In my uninformed opinion the first 2 look rich and the second 2 look OK.

I don't put too much stock in plug color.

For me, it's about how the engine runs: idles steady, accelerates from idle to full throttle in each gear with no hesitations or flat spots.

My TW ran fine with a plug that looked like this:

Way too rich, even for me, but the bike ran good. It did have an occasional miss at idle.

I have since changed the plug to an iridium...no more miss...but that may just be due to it being a new plug.

I also changed my main jet from a 130 to a 128...but that's another story.

Before you go too far chasing demons, check your ignition with a timing light.

jb
Hey JB,

Got my carb apart, troubleshooting. Read your post here. I'm assuming your rich plug readings were with the #130 main jet installed, causing you to switch to the #128? I'm wondering if you've been happier with the #128? How has that change affected running/performance?

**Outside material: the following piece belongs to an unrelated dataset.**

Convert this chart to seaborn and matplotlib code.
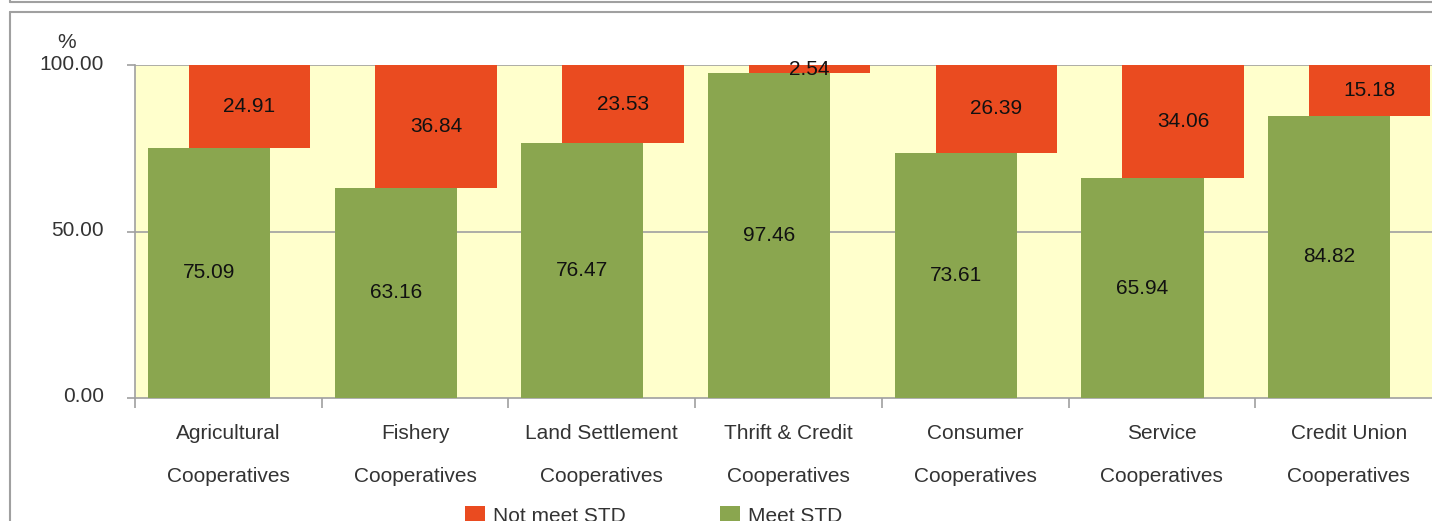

Asking because right now, I have the following setup:

#130 main jet (I have a #128 in hand)
Qty (3) 0.01" washer shims on main needle
Air/fuel adjuster bolt 2.5 turns out from bottom
OE exhaust
OE air box

Sorting out a non-start, pretty sure related to needle valve/float issue. Considering taking out 1 shim & switching to #128 main jet while it's all opened up again. Second guessing my current setup. Any advice appreciated.